The only time I've had drives from either company fail was when I knocked my drive cage off the desk while it was running; they've all been very reliable otherwise. Seagate drives are usually less expensive, though.
In active service I currently have 5 WD CMR drives, 1 WD SMR drive, 5 Seagate CMR drives, and 2 Seagate SMR drives. I also have 1 WD drive in storage. All WD drives are "Red" (the CMR ones now being called "Red Plus"), the CMR Seagate drives are "IronWolf", and the SMR Seagate drives are "Barracuda". My oldest WD drive is from 2018 and my oldest Seagate drive is from 2020.
Each manufacturer has their bad batches tbh. I've got 12 WD 3TB's that have been running without a single failure for years, but of the six 4TB WD's that I bought later five have died already. I've been replacing those with 8TB ironwolfs, which have so far been behaving well.
Seagate drives should never be used outside of a RAID because the failure rate is so high.
WD is absolutely abusing their power as the only reliable spinning HDD company left, but I have no choice but to continue to buy their increasing overpriced drives because there is no alternative.
From what I understand, SMR is fine for NAS as long as you aren't doing a lot of reads. Like hosting a multimedia server that pulls videos and stuff from the NAS. I recently stood up a TrueNAS server a few months ago with SMR WD disks and it works fine for my use case. It's RAIDed and backed up to cloud storage. I'm now looking into standing up a media server, but I won't use that NAS storage for that.
The real downside to SMR drives is "random" writes; adjacent tracks need to be re-written, and then their adjacent tracks, and that keeps going until the tracks adjacent to a write happen to be empty. It doesn't matter much for long sequential writes (because adjacent tracks will be overwritten anyway). I think the re-writing process also hurts read performance for the host, but reads alone don't cause rewriting.
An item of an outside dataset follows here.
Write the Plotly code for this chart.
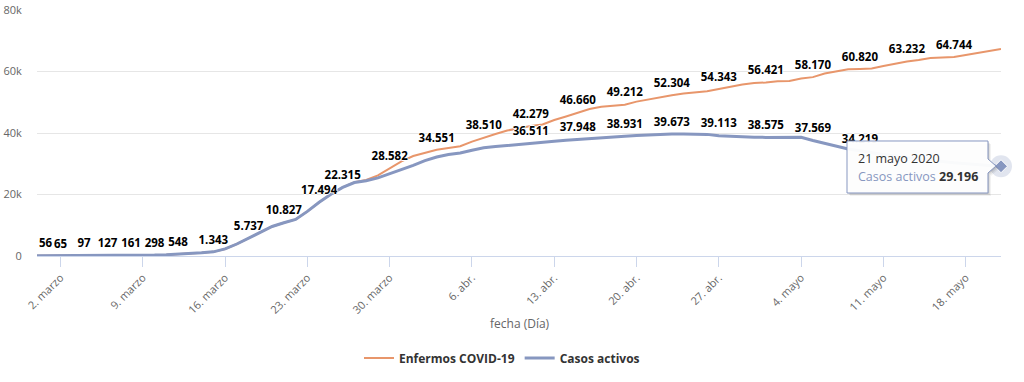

If you need to reshape/resilver your array (grow, shrink, or change geometry), it'll probably take weeks or months with an SMR drive compared to days for a CMR drive.
Yeah, SMR is fine for read. And for most homelabs, I'd guess it would be fine. SMR would be a bastard in a high read/write scenario like in an enterprise. But I think all the Red Plus and Red Pros are all CMR now. Only the base Reds have SMR from the sample I took.
I got burned by WD's secret SMR drives in my home NAS and they sucked! They were marketed as NAS drives, but the performance was abominable, the failed sector count grew steadily from day 1 and it felt like they failed 1 early. Once the whole sordid fiasco came to light I switched to Seagate CMR drives and everything has been mostly OK since then.
I owned three Seagates, two of which were used for backups, and had all of them die on me within 1-2 years of light use. I vowed to never buy Seagate again after that.
I haven't bought a WD drive over reliability concerns for quite a few years now, but now it makes sense too. I've seen way too many reports of Sandisk drives failing, with the news swept under the rug, and that's very on brand for WD to do
Wow, I really like WD SSDs, I got an SN850X and it's blazing fast. I really like that you can change the sector size as well, most SSDs don't bother with 4k sectors and just leave you with 512b ones.